4. What is your artistic process like?
If it’s personal work I just like to let the creative juices flow and see where it leads me. If it’s commissioned, I try to give the first ideas and inspirations I have while reading the brief/lyrics/article a chance…As I sketch down the ideas, I try to think of a visual puzzle that could add meaning to the illustration. When I’m happy, I lay them out with basic shapes in Photoshop and work them out finally.

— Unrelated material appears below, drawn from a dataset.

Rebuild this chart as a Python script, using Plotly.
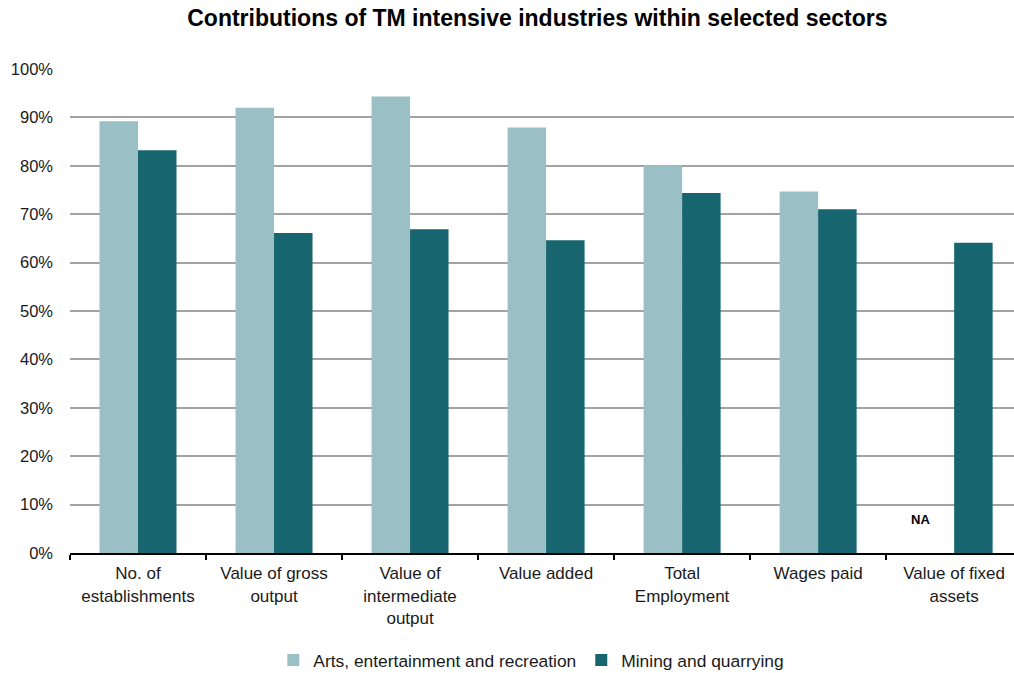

5. Who and/or what inspires your work?
Sci-fi culture, ancient architecture and the aesthetics of alchemy & mysticism in general. I also admire the metamorphoses of Magritte, as I try to include visual puzzles in my work as well. As I love mystic or romantic scenarios, I like to look at works by C.D. Friedrich, Arnold Böcklin or Eyvind Earle, and for light-hearted sci-fi imagery there are some works by Moebius and Roger Dean in my bookshelf. I also enjoy a lot of contemporary artists and illustrators, like Will Sweeney, Robert Beatty, Kilian Eng, Dan McPharlin or Lee Kyutae.
6. What role does art play in your life? How does it change the way you view the world?
Well, it’s the thing I’ve always done, and hopefully will always do. Through my art I can throw a nasty grin towards the obscurity, monotony and ferocity of everyday life. Creating or looking at art is uplifting, it’s a constant reminder that there’s something bigger than yourself.
7. Where did you study?
I studied graphic design at Hochschule Darmstadt, Germany. Illustration wasn’t much of a thing there, so I had to really push myself into illustration projects even if they weren’t scheduled.
8. Where do you see yourself in five years?
Trying to not worry about what could go wrong in another five years’ time.
9. What about in ten?
Hopefully not regretting having not worried about the future five years ago.
10. What do you hope to achieve with your art?
First, I’d like to get people to question the status quo. For me, it’s like a sandbox where I can dissociate myself from the mad stuff in order to avoid getting lost in it, as well as learn what the good stuff really is about.
11. Now, tell us a little more about you as a person: what is your favourite food?
It would have to be Kochkäse, hands-down. It’s a local German, traditional cheese-spread, mixed with caraway seeds. Everything tastes better when topped with Kochkäse.
12. Favourite book?
Right now, it’s “Narziß und Goldmund“ by Hermann Hesse. Explicit recommendation for everybody interested or involved in art.
13. Favourite genre of music?
I’m loving all things post, punk and grungy stuff. On heavy rotation right now: Parquet Cours, Hum, Wolf Alice, Heads., Sannhet and Radiohead.
14. What are your hobbies?
I don’t know if you can call something that you only do once or twice a year a hobby,
but I love going on surf trips. Other hobbies would be always buying more books than I can read and constantly trying to cook a better Pasta Bolognese than the last time.
15. If you weren’t an artist, what would you be?
From time to time I thought about studying archaeology or anthropology, but what would be more likely is that in the end I’d run a pretty genuine pub in my hometown.